Everyone needs community intelligence. Not just for the newest, least understood pockets of users on the edges of your network. Crowdsourced community intelligence from the big, messy pools of so provides the early warning system every Operations team needs to keep the wheels turning, and the user using.

Many countries have thousands of ISPs. In Brazil, the Radar community supplies 10,000 daily data points from 1,595 different ASNs. Russia, Canada, Australia, and Argentina also have enormous diversity of ISPs, especially in relation to their populations. These locations are likely to be central to your business success and global content delivery needs. Having user experience data of this breadth and depth is particularly important where there are so many individual peering agreements and technical relationships, representing countless causes for variable performance. When there are countless ways for application delivery to go wrong, you need granular data to feed into intelligent delivery algorithms to ensure that, in the end, everything goes right.

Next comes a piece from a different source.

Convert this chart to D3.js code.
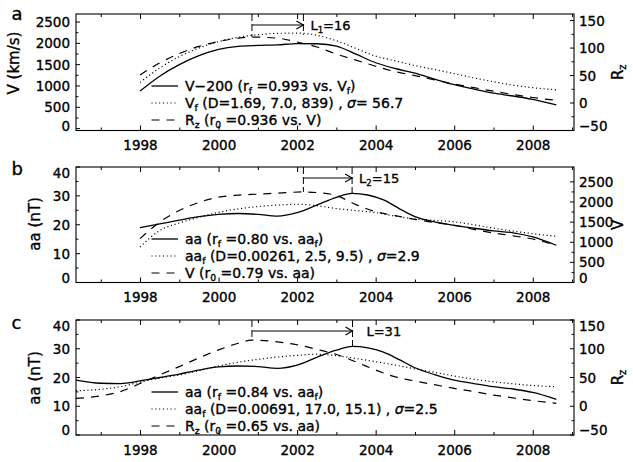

When you’re trying to manage application and content delivery globally, you need visibility into thousands of ASNs on a continuous basis. Unless you’re Google, you’re not going to touch most of these networks at the depth you need. So unless you have a really cool crystal ball, you have no idea how they are performing. You’d have to conduct an enormous amount of traffic to gain a comprehensive, real-time view on your own.

Instead, rely on community-based telemetry to produce the actionable intelligence and predictive power you need to serve your end-users, no matter where they pop up.

With crowdsourced data sets from the global Internet community, you already have instant access to intelligence about QoE, bottlenecks, and slowdowns — before you even know you need it.